In the remainder of this paper we will describe the general topology of our schema-based super-peer network in section 2 and discuss the two necessary kinds of routing indices in sections 2.1 and 2.2. We will further sketch first ideas on how to construct these routing indices dynamically based on query characteristics and query distribution in section 2.3. We will then discuss in section 2.4 on how we can use this information also for mediation between different schemas. Finally, section 3 discusses our simulation framework as well as our prototype implementation.


2. Schema-Based Routing in P2P Networks

P2P networks that broadcast all queries to all peers don't scale. To take the semantic heterogeneity of schema-based P2P networks into account, we therefore propose a super-peer topology for these networks and the use of indices at these super-peers to address scalability requirements. The super-peer network constitutes the “backbone” of the P2P network which takes care of message routing and integration / mediation of metadata.

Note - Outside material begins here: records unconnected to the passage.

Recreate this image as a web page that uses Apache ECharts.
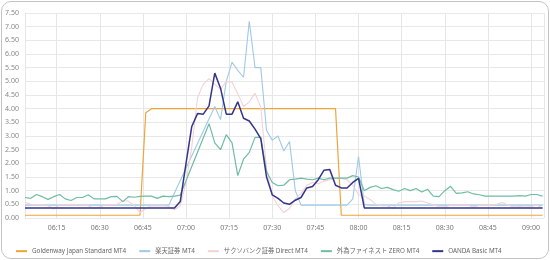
<!DOCTYPE html>
<html>
<head>
<meta charset="utf-8">
<script src="https://cdn.jsdelivr.net/npm/echarts@6/dist/echarts.min.js"></script>
<style>
  html, body { margin: 0; padding: 0; background: #fff; }
  #wrap { position: relative; width: 550px; height: 260px; }
  #chart { position: absolute; left: 0; top: 0; width: 550px; height: 260px; }
  #frame {
    position: absolute; left: 1px; top: 1px; width: 546px; height: 256px;
    border: 1.5px solid #c4c4c4; border-radius: 10px; pointer-events: none;
  }
</style>
</head>
<body>
<div id="wrap">
  <div id="chart"></div>
  <div id="frame"></div>
</div>
<script>
// 2分ごとの時刻 (06:04 - 09:04)
const times = [
  "06:04", "06:06", "06:08", "06:10", "06:12", "06:14", "06:16", "06:18", "06:20", "06:22",
  "06:24", "06:26", "06:28", "06:30", "06:32", "06:34", "06:36", "06:38", "06:40", "06:42",
  "06:44", "06:46", "06:48", "06:50", "06:52", "06:54", "06:56", "06:58", "07:00", "07:02",
  "07:04", "07:06", "07:08", "07:10", "07:12", "07:14", "07:16", "07:18", "07:20", "07:22",
  "07:24", "07:26", "07:28", "07:30", "07:32", "07:34", "07:36", "07:38", "07:40", "07:42",
  "07:44", "07:46", "07:48", "07:50", "07:52", "07:54", "07:56", "07:58", "08:00", "08:02",
  "08:04", "08:06", "08:08", "08:10", "08:12", "08:14", "08:16", "08:18", "08:20", "08:22",
  "08:24", "08:26", "08:28", "08:30", "08:32", "08:34", "08:36", "08:38", "08:40", "08:42",
  "08:44", "08:46", "08:48", "08:50", "08:52", "08:54", "08:56", "08:58", "09:00", "09:02",
  "09:04"
];

const seriesNames = [
  "Goldenway Japan Standard MT4",
  "楽天証券 MT4",
  "サクソバンク証券 Direct MT4",
  "外為ファイネスト ZERO MT4",
  "OANDA Basic MT4"
];
const seriesColors = ["#eda53a", "#9fc9e6", "#f3d2d4", "#6fbca4", "#34348a"];

const goldenway = [
  0.1, 0.1, 0.1, 0.1, 0.1, 0.1, 0.1, 0.1, 0.1, 0.1,
  0.1, 0.1, 0.1, 0.1, 0.1, 0.1, 0.1, 0.1, 0.1, 0.1,
  0.1, 3.85, 4.0, 4.0, 4.0, 4.0, 4.0, 4.0, 4.0, 4.0,
  4.0, 4.0, 4.0, 4.0, 4.0, 4.0, 4.0, 4.0, 4.0, 4.0,
  4.0, 4.0, 4.0, 4.0, 4.0, 4.0, 4.0, 4.0, 4.0, 4.0,
  4.0, 4.0, 4.0, 4.0, 4.0, 0.1, 0.1, 0.1, 0.1, 0.1,
  0.1, 0.1, 0.1, 0.1, 0.1, 0.1, 0.1, 0.1, 0.1, 0.1,
  0.1, 0.1, 0.1, 0.1, 0.1, 0.1, 0.1, 0.1, 0.1, 0.1,
  0.1, 0.1, 0.1, 0.1, 0.1, 0.1, 0.1, 0.1, 0.1, 0.1,
  0.1
];

const rakuten = [
  0.47, 0.47, 0.47, 0.47, 0.47, 0.47, 0.47, 0.47, 0.47, 0.47,
  0.47, 0.47, 0.47, 0.47, 0.47, 0.47, 0.47, 0.47, 0.47, 0.47,
  0.47, 0.47, 0.47, 0.47, 0.47, 0.47, null, null, null, null,
  null, null, null, 4.08, 3.6, 5.0, 5.7, 5.4, 5.15, 7.2,
  5.5, 5.5, 3.2, 2.85, 3.0, 2.45, 2.8, 1.0, 0.47, 0.47,
  0.47, 0.47, 0.47, 0.47, 0.47, 0.47, 0.47, 0.7, 2.25, 0.49,
  0.47, 0.47, 0.47, 0.47, 0.47, 0.47, 0.47, 0.47, 0.47, 0.47,
  0.47, 0.47, 0.47, 0.47, 0.47, 0.47, 0.47, 0.47, 0.47, 0.47,
  0.47, 0.47, 0.47, 0.47, 0.47, 0.47, 0.47, 0.47, 0.47, 0.47,
  0.47
];

const saxo = [
  0.58, 0.5, 0.48, 0.48, 0.45, 0.33, 0.48, 0.48, 0.48, 0.48,
  0.48, 0.45, 0.35, 0.4, 0.48, 0.48, 0.5, 0.62, 0.62, 0.45,
  0.2, 0.35, 0.45, 0.44, 0.45, 0.42, 0.3, 0.45, 1.3, 2.6,
  4.4, 4.9, 5.1, 4.9, 4.7, 5.0, 4.97, 4.55, 4.08, 4.25,
  4.57, 4.05, 1.8, 0.8, 0.45, 0.2, 0.35, 0.7, 0.9, 1.2,
  1.3, 1.25, 1.35, 1.4, 1.45, 1.45, 1.4, 1.2, 0.85, 0.8,
  0.68, 0.5, 0.45, 0.45, 0.35, 0.55, 0.6, 0.6, 0.6, 0.62,
  0.55, 0.48, 0.42, 0.4, 0.47, 0.47, 0.47, 0.47, 0.4, 0.47,
  0.47, 0.47, 0.5, 0.57, 0.47, 0.4, 0.42, 0.4, 0.42, 0.47,
  0.37
];

const gaitame = [
  0.75, 0.72, 0.86, 0.78, 0.68, 0.78, 0.86, 0.7, 0.64, 0.75,
  0.75, 0.85, 0.7, 0.7, 0.7, 0.78, 0.79, 0.6, 0.78, 0.76,
  0.79, 0.8, 0.8, 0.72, 0.8, 0.78, 0.8, 0.84, null, null,
  null, null, 3.45, 2.75, 2.5, 3.05, 2.75, 1.55, 2.15, 2.4,
  2.95, 2.95, 1.7, 1.3, 1.18, 1.2, 1.4, 1.42, 1.46, 1.42,
  1.4, 1.46, 1.4, 1.46, 1.46, 1.46, 1.46, 1.55, 1.5, 1.0,
  1.12, 1.18, 1.08, 1.12, 1.04, 0.98, 1.08, 1.0, 1.08, 0.95,
  1.05, 0.8, 0.78, 1.0, 1.16, 0.9, 0.92, 0.96, 0.88, 0.85,
  0.8, 0.8, 0.8, 0.8, 0.8, 0.8, 0.82, 0.8, 0.86, 0.86,
  0.8
];

const oanda = [
  0.37, 0.37, 0.37, 0.37, 0.37, 0.37, 0.37, 0.37, 0.37, 0.37,
  0.37, 0.37, 0.37, 0.37, 0.37, 0.37, 0.37, 0.37, 0.37, 0.37,
  0.37, 0.37, 0.37, 0.37, 0.37, 0.37, 0.37, 0.6, 2.0, 3.35,
  3.82, 3.8, 4.1, 5.3, 4.75, 3.8, 3.8, 4.25, 3.65, 3.55,
  3.25, 2.9, 1.5, 0.85, 0.72, 0.55, 0.5, 0.65, 0.75, 1.1,
  1.15, 1.4, 1.75, 1.77, 1.2, 1.1, 1.1, 1.3, 1.45, 0.37,
  0.37, 0.37, 0.37, 0.37, 0.37, 0.37, 0.37, 0.37, 0.37, 0.37,
  0.37, 0.37, 0.37, 0.37, 0.37, 0.37, 0.37, 0.37, 0.37, 0.37,
  0.37, 0.37, 0.37, 0.37, 0.37, 0.37, 0.37, 0.37, 0.37, 0.37,
  0.37
];

const allValues = [goldenway, rakuten, saxo, gaitame, oanda];
const lineWidths = [1.2, 1.1, 1.1, 1.2, 1.5];

function toTs(hm) {
  const parts = hm.split(":");
  return new Date(2024, 0, 15, +parts[0], +parts[1]).getTime();
}
function pad(n) {
  return (n < 10 ? "0" : "") + n;
}

const xs = times.map(toTs);
const font = '"Noto Sans", "Noto Sans CJK JP", sans-serif';

const series = allValues.map((vals, k) => ({
  name: seriesNames[k],
  type: "line",
  showSymbol: false,
  connectNulls: true,
  lineStyle: { width: lineWidths[k], color: seriesColors[k] },
  itemStyle: { color: seriesColors[k] },
  data: vals.map((v, i) => [xs[i], v === null ? "-" : v])
}));

const chart = echarts.init(document.getElementById("chart"));
chart.setOption({
  animation: false,
  color: seriesColors,
  textStyle: { fontFamily: font },
  grid: { left: 25, right: 6, top: 13, bottom: 42 },
  legend: {
    left: 11,
    top: 243,
    icon: "rect",
    itemWidth: 11,
    itemHeight: 2,
    itemGap: 13,
    textStyle: { fontSize: 6.3, color: "#666", fontFamily: font },
    data: seriesNames
  },
  xAxis: {
    type: "time",
    min: xs[0],
    max: xs[xs.length - 1] + 30000,
    // 15分刻みになるように (内部で 15 < x <= 20 分 → 15分)
    minInterval: 18 * 60 * 1000,
    maxInterval: 18 * 60 * 1000,
    axisLine: { show: false },
    axisTick: { show: false },
    splitLine: { show: true, lineStyle: { color: "#e6e6e6", width: 1 } },
    axisLabel: {
      fontSize: 7,
      color: "#777",
      margin: 7,
      showMinLabel: false,
      showMaxLabel: false,
      formatter: function (val) {
        const d = new Date(val);
        return pad(d.getHours()) + ":" + pad(d.getMinutes());
      }
    }
  },
  yAxis: {
    type: "value",
    min: 0,
    max: 7.5,
    interval: 0.5,
    axisLine: { show: false },
    axisTick: { show: false },
    splitLine: { lineStyle: { color: "#e8e8e8", width: 1 } },
    axisLabel: {
      fontSize: 7,
      color: "#888",
      margin: 6,
      formatter: function (v) {
        return v.toFixed(2);
      }
    }
  },
  series: series
});
</script>
</body>
</html>
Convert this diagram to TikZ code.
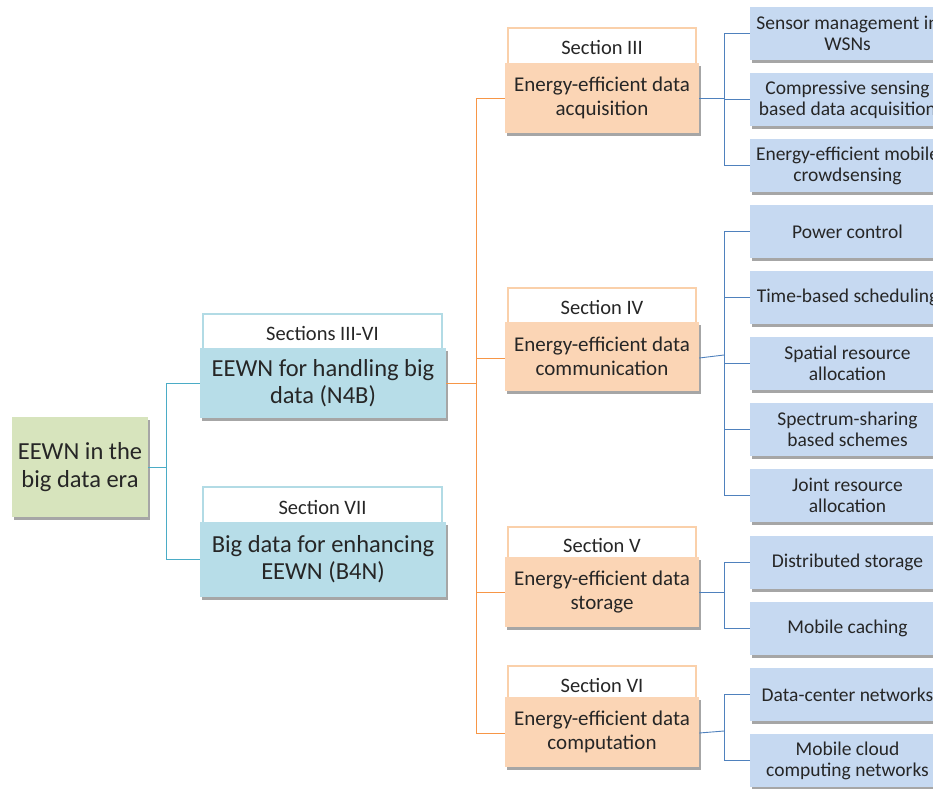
\documentclass[tikz,border=0pt]{standalone}
\usepackage{fontspec}
\setmainfont{Carlito}
\usetikzlibrary{shadows}

\definecolor{rootfill}{HTML}{D7E4BD}
\definecolor{tealfill}{HTML}{B7DDE8}
\definecolor{tealline}{HTML}{4BACC6}
\definecolor{tealtabline}{HTML}{B2DBE5}
\definecolor{orangefill}{HTML}{FBD5B5}
\definecolor{orangeline}{HTML}{F79646}
\definecolor{orangetabline}{HTML}{FAD0AA}
\definecolor{leaffill}{HTML}{C6D9F1}
\definecolor{blueline}{HTML}{4F81BD}
\definecolor{txt}{HTML}{262626}

\tikzset{
  boxshadow/.style={drop shadow={shadow xshift=1.5pt, shadow yshift=-2.5pt, fill=black, opacity=0.35}},
  rootbox/.style={rectangle, fill=rootfill, boxshadow, align=center, text=txt,
    font=\fontsize{24.5}{28}\selectfont, minimum width=136pt, minimum height=100pt, inner sep=0pt},
  tealbox/.style={rectangle, fill=tealfill, boxshadow, align=center, text=txt,
    font=\fontsize{24.5}{27}\selectfont, minimum width=246pt, inner sep=0pt},
  tealtab/.style={rectangle, draw=tealtabline, line width=2pt, fill=white, text=txt,
    font=\fontsize{20.5}{22}\selectfont, minimum width=239pt, inner sep=0pt},
  orangebox/.style={rectangle, fill=orangefill, boxshadow, align=center, text=txt,
    font=\fontsize{21}{23.5}\selectfont, minimum width=194pt, minimum height=70pt, inner sep=0pt},
  orangetab/.style={rectangle, draw=orangetabline, line width=2pt, fill=white, text=txt,
    font=\fontsize{20.5}{22}\selectfont, minimum width=188pt, inner sep=0pt},
  leafbox/.style={rectangle, fill=leaffill, boxshadow, align=center, text=txt,
    font=\fontsize{19.5}{21}\selectfont, minimum width=195pt, minimum height=53pt, inner sep=0pt},
  tealconn/.style={draw=tealline, line width=0.9pt},
  orangeconn/.style={draw=orangeline, line width=0.9pt},
  blueconn/.style={draw=blueline, line width=0.9pt},
}

\begin{document}
\begin{tikzpicture}[x=1pt, y=-1pt]
\useasboundingbox (0,0) rectangle (933,788);

% root
\node[rootbox] (root) at (80,467) {EEWN in the\\big data era};

% second level: tabs first, boxes on top
\node[tealtab, minimum height=38pt] (tabnb) at (322.5,333) {Sections III-VI};
\node[tealbox, minimum height=70pt] (nb) at (323,383) {EEWN for handling big\\data (N4B)};
\node[tealtab, minimum height=40pt] (tabbn) at (322.5,507) {Section VII};
\node[tealbox, minimum height=75pt] (bn) at (323,559.5) {Big data for enhancing\\EEWN (B4N)};

% third level
\node[orangetab, minimum height=39pt] (tabacq) at (602,47.5) {Section III};
\node[orangebox] (acq) at (602,98) {Energy-efficient data\\acquisition};
\node[orangetab, minimum height=38pt] (tabcom) at (602,307) {Section IV};
\node[orangebox, minimum height=69pt] (com) at (602,356.5) {Energy-efficient data\\communication};
\node[orangetab, minimum height=36pt] (tabsto) at (602,545) {Section V};
\node[orangebox] (sto) at (602,592) {Energy-efficient data\\storage};
\node[orangetab, minimum height=38pt] (tabcmp) at (602,685) {Section VI};
\node[orangebox] (cmp) at (602,732) {Energy-efficient data\\computation};

% leaves
\node[leafbox] (l1) at (847.5,33.5) {Sensor management in\\WSNs};
\node[leafbox] (l2) at (847.5,99.5) {Compressive sensing\\based data acquisition};
\node[leafbox] (l3) at (847.5,165.5) {Energy-efficient mobile\\crowdsensing};
\node[leafbox] (l4) at (847.5,231.5) {Power control};
\node[leafbox] (l5) at (847.5,297.5) {Time-based scheduling};
\node[leafbox] (l6) at (847.5,363.5) {Spatial resource\\allocation};
\node[leafbox] (l7) at (847.5,429.5) {Spectrum-sharing\\based schemes};
\node[leafbox] (l8) at (847.5,495.5) {Joint resource\\allocation};
\node[leafbox] (l9) at (847.5,562.5) {Distributed storage};
\node[leafbox] (l10) at (847.5,628.5) {Mobile caching};
\node[leafbox] (l11) at (847.5,694.5) {Data-center networks};
\node[leafbox] (l12) at (847.5,760.5) {Mobile cloud\\computing networks};

% junction points
\coordinate (j0) at (166,467);
\coordinate (j1) at (476,383);
\coordinate (ja) at (724,98);
\coordinate (jc) at (724,355);
\coordinate (js) at (724,592);
\coordinate (jm) at (724,731);

% connectors
\draw[tealconn] (root.east) -- (j0);
\draw[tealconn] (j0) |- (nb.west);
\draw[tealconn] (j0) |- (bn.west);

\draw[orangeconn] (nb.east) -- (j1);
\draw[orangeconn] (j1) |- (acq.west);
\draw[orangeconn] (j1) |- ([yshift=-1.5pt]com.west);
\draw[orangeconn] (j1) |- (sto.west);
\draw[orangeconn] (j1) |- ([yshift=-1pt]cmp.west);

\draw[blueconn] (acq.east) -- (ja);
\foreach \n in {l1,l2,l3} \draw[blueconn] (ja) |- (\n.west);
\draw[blueconn] ([yshift=-1.5pt]com.east) -- (jc);
\foreach \n in {l4,l5,l6,l7,l8} \draw[blueconn] (jc) |- (\n.west);
\draw[blueconn] (sto.east) -- (js);
\foreach \n in {l9,l10} \draw[blueconn] (js) |- (\n.west);
\draw[blueconn] ([yshift=-1pt]cmp.east) -- (jm);
\foreach \n in {l11,l12} \draw[blueconn] (jm) |- (\n.west);
\end{tikzpicture}
\end{document}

Figure 1: peers connected to the super-peer “backbone”
\includegraphics[width=4.5cm]{hypercup}

We will assume that the super-peers in our network are arranged in the HyperCuP topology [16]. Most solutions we propose in this paper can be realized also with other super-peer topologies, which would actually lead to interesting extensions derived from the ideas in this paper. We focus on HyperCuP, because first, it is the topology we have implemented in our super-peer network, and second, it is very efficient for broadcasts and partitioning which makes it quite suitable as a super-peer topology.

Scaling a P2P network to a large number of super-peers while maintaining certain properties such as low network diameter requires guiding the evolution of the network topology upon peer joins and departures. The HyperCuP algorithm described in  [16] is capable of organizing peers in a P2P network into a recursive graph structure from the family of Cayley graphs, out of which the hypercube is the most well-known topology. We organize super-peers in the network into a hypercube topology using the HyperCuP protocol. A new super-peer is able to join the network by asking any other, already integrated super-peer which then carries out the peer integration protocol. $O(\log(N))$ messages are sent in order to integrate the new super-peer and maintain a hypercube-like topology. Any number of super-peers can be accommodated in the network: If some peers are “missing” in order to construct a complete hypercube topology which consists of $2^d$ nodes in a d-dimensional binary hypercube, some super-peers in the network occupy more than one position on the hypercube. When new super-peers join the network, they fill the gaps in the hypercube topology and possibly extend the dimensionality of the hypercube.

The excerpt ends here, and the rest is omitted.